■ PROBLEM TO WORK ON: Everything from the line containing "Generate a LaTeX" through the line containing "(0,0) rectangle (527,343);" should be repeated exactly, and nothing else from the data.

** Start **

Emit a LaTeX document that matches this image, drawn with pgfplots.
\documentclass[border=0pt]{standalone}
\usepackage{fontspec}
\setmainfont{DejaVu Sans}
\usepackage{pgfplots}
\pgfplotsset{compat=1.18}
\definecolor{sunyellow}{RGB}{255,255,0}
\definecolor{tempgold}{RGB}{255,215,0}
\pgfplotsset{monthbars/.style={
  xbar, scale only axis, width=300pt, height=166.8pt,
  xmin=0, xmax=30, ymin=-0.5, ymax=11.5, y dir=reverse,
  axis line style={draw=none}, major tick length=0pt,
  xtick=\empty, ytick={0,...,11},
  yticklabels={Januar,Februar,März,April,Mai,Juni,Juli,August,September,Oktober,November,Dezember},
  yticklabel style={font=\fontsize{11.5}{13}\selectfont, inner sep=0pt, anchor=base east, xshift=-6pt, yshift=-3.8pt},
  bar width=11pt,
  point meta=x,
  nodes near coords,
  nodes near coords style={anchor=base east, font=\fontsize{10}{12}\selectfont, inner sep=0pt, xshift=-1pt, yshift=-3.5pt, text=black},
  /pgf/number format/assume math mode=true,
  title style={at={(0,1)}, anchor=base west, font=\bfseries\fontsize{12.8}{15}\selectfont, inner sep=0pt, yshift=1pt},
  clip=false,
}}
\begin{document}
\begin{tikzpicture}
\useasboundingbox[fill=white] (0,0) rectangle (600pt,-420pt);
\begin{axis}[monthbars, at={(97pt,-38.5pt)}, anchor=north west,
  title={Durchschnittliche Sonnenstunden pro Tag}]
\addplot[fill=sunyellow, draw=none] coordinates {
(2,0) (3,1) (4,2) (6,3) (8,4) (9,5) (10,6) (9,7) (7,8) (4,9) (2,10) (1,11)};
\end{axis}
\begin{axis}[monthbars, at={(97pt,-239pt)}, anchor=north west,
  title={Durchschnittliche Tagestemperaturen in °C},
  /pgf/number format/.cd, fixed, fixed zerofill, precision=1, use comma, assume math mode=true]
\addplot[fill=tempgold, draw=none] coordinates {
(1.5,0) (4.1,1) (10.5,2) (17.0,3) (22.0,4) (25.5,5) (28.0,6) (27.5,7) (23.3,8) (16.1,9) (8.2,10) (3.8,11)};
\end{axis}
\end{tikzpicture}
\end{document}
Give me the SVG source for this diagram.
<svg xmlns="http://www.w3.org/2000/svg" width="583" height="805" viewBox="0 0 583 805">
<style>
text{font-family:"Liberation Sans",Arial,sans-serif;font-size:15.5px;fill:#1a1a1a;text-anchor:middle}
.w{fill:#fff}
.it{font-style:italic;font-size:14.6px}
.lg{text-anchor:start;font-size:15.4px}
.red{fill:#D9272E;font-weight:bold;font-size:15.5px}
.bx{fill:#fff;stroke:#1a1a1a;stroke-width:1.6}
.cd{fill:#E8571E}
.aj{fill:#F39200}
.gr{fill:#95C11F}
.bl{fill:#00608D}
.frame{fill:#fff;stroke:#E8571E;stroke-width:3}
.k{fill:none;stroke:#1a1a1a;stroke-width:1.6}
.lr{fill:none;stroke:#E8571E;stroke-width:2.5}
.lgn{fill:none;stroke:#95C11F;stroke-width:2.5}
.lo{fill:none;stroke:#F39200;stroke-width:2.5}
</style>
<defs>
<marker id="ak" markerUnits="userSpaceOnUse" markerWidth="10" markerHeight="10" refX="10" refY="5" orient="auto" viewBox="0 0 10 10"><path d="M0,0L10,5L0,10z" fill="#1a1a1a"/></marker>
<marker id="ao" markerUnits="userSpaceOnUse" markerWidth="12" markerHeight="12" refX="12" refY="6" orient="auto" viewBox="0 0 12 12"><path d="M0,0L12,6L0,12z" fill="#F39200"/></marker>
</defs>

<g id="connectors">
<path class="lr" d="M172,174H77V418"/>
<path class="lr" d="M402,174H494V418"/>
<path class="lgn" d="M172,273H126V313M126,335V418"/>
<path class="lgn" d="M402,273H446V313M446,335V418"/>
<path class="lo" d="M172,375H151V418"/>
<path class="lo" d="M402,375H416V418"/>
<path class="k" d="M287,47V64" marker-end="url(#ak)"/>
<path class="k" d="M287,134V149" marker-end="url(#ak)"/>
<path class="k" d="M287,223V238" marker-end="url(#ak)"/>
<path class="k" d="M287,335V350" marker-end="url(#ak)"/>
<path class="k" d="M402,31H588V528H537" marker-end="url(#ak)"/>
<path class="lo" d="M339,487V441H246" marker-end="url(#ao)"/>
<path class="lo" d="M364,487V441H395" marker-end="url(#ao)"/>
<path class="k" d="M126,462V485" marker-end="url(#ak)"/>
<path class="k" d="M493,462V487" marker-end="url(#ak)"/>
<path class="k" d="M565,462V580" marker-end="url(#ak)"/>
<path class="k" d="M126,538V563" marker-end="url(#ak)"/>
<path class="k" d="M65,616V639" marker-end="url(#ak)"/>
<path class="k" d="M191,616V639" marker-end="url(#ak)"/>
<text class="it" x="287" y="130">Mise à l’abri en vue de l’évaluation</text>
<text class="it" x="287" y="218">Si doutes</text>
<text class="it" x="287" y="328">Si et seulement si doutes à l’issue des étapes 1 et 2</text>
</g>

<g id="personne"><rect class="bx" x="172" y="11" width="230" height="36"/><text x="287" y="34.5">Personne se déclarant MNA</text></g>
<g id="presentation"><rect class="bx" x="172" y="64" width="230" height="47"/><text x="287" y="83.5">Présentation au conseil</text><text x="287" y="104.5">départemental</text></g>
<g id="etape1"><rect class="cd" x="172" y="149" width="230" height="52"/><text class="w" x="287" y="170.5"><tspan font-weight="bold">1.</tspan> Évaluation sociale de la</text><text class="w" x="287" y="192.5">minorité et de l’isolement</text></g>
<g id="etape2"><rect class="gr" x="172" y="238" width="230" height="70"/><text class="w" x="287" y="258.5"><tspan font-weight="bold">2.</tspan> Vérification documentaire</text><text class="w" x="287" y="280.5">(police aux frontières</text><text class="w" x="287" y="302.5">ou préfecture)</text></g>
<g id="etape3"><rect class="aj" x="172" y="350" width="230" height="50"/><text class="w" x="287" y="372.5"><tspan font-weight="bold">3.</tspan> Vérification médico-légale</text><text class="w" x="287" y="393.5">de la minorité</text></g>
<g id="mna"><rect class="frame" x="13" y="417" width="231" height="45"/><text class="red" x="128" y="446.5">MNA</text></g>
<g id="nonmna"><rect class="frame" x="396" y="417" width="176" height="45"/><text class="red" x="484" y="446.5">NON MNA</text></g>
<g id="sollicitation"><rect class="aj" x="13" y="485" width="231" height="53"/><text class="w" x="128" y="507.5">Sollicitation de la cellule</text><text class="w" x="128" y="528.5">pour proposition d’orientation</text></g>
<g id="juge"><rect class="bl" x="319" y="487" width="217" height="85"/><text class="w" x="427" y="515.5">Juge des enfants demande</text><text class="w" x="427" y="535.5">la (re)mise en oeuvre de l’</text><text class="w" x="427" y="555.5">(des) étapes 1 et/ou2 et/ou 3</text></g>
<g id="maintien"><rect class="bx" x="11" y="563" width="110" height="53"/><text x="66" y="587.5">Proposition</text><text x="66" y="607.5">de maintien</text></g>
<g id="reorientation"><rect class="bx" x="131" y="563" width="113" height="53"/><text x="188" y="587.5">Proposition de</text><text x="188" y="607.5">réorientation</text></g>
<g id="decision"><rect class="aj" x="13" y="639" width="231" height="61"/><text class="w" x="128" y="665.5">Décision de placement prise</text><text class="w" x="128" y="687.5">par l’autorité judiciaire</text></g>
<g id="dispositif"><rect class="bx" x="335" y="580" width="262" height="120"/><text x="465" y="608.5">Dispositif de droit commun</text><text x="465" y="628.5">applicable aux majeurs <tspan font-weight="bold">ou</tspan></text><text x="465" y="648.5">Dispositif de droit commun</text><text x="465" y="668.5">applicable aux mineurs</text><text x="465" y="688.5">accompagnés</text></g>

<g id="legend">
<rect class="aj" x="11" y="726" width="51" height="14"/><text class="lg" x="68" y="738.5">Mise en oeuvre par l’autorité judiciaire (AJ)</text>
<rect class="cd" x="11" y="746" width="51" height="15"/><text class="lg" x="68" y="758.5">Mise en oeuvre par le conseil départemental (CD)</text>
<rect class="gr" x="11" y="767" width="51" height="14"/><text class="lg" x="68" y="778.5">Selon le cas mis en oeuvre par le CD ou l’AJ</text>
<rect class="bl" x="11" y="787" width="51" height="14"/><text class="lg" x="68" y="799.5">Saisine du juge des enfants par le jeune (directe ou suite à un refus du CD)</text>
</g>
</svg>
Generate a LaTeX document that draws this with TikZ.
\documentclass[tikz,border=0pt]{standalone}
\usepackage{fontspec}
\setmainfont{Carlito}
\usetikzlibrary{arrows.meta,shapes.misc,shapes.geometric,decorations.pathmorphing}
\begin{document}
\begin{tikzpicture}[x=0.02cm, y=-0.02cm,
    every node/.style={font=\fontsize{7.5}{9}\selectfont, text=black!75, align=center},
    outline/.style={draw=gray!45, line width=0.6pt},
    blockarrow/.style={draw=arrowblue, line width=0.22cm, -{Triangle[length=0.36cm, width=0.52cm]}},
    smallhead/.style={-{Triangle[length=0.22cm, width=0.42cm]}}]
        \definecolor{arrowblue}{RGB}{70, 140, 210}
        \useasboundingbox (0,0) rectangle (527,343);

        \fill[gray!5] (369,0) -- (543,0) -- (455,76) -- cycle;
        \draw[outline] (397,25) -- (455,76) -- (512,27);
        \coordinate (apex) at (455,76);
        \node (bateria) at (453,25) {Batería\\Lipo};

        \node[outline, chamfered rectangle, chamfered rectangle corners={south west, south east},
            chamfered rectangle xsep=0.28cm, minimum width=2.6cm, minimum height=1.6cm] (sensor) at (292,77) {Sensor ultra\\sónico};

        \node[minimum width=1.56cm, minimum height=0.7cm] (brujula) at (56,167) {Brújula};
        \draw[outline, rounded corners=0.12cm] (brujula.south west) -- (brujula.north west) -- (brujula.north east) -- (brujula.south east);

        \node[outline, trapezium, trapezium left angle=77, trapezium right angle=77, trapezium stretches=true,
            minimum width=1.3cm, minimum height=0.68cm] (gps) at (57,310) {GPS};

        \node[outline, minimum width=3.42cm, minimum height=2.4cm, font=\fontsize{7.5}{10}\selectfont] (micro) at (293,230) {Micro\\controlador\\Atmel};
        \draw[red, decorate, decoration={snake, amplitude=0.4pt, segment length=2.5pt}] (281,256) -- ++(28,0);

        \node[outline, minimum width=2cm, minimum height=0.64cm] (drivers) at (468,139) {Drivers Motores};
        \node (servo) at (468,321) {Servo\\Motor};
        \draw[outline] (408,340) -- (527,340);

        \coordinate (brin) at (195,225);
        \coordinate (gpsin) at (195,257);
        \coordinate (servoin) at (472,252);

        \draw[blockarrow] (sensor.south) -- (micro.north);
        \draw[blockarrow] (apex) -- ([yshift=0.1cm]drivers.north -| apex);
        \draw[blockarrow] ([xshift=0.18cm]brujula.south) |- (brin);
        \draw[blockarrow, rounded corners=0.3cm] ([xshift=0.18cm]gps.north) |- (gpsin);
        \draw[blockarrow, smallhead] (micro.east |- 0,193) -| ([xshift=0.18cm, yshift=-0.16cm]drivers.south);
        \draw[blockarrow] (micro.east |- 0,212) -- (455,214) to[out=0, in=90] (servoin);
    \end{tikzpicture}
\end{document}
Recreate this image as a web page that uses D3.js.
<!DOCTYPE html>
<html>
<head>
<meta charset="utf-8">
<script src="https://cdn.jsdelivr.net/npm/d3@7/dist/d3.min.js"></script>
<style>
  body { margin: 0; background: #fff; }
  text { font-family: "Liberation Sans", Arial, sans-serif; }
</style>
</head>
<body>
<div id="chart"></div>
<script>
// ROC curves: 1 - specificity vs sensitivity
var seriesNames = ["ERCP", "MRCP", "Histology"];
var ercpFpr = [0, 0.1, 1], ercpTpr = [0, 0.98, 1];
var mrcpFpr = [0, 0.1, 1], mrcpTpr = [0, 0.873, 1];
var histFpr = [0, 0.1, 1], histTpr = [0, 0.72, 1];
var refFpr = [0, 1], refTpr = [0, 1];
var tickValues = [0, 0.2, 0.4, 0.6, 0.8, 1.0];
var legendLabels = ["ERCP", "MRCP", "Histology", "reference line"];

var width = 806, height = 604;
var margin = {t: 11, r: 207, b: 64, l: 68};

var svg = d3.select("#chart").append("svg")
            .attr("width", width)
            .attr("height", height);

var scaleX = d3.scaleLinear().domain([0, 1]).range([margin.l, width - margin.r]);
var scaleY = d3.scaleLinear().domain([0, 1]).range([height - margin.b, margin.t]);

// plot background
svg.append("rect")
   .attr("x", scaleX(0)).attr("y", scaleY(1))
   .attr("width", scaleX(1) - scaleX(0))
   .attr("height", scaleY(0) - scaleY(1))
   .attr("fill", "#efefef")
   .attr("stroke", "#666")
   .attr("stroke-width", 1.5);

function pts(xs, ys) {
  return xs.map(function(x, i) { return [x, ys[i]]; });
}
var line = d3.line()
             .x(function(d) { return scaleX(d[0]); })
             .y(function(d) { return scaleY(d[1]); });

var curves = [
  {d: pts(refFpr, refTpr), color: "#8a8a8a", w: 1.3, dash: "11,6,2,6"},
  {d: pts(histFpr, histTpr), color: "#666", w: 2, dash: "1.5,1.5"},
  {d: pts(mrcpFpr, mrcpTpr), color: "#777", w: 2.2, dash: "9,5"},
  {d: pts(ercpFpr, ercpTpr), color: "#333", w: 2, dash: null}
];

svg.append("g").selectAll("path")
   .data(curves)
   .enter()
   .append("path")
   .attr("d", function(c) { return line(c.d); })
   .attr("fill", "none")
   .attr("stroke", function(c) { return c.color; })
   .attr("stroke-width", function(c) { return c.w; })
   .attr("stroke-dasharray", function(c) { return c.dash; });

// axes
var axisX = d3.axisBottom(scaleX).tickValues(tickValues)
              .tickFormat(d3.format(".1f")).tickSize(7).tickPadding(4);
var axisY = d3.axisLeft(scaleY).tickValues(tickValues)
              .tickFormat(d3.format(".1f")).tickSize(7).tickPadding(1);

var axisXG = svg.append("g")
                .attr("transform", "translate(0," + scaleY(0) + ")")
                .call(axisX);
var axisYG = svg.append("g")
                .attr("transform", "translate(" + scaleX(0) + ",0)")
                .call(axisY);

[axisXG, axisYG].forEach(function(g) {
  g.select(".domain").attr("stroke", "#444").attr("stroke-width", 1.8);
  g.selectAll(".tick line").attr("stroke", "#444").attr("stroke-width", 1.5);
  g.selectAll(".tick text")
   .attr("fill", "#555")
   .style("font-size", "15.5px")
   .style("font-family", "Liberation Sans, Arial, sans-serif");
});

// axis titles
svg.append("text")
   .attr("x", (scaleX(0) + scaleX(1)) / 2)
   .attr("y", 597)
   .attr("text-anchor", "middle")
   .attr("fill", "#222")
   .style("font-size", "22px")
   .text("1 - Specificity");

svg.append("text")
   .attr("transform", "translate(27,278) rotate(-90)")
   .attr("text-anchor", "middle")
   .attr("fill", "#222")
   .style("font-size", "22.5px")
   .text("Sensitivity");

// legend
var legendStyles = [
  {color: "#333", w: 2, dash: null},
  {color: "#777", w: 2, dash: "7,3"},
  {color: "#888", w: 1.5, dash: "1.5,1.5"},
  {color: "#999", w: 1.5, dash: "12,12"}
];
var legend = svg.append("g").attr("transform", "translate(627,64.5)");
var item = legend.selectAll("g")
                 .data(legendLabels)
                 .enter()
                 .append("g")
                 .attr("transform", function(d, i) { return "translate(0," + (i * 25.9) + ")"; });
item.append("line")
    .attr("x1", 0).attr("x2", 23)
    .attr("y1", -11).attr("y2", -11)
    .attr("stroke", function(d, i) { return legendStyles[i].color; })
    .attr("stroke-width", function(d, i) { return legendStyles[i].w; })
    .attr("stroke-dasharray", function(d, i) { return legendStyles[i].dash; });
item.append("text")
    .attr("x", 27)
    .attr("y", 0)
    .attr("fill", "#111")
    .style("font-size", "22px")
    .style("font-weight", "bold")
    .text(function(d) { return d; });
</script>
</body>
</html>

** End **

■ EXPECTED ANSWER:
Generate a LaTeX document that draws this with TikZ.
\documentclass[tikz,border=0pt]{standalone}
\usepackage{fontspec}
\setmainfont{Carlito}
\usetikzlibrary{arrows.meta,shapes.misc,shapes.geometric,decorations.pathmorphing}
\begin{document}
\begin{tikzpicture}[x=0.02cm, y=-0.02cm,
    every node/.style={font=\fontsize{7.5}{9}\selectfont, text=black!75, align=center},
    outline/.style={draw=gray!45, line width=0.6pt},
    blockarrow/.style={draw=arrowblue, line width=0.22cm, -{Triangle[length=0.36cm, width=0.52cm]}},
    smallhead/.style={-{Triangle[length=0.22cm, width=0.42cm]}}]
        \definecolor{arrowblue}{RGB}{70, 140, 210}
        \useasboundingbox (0,0) rectangle (527,343);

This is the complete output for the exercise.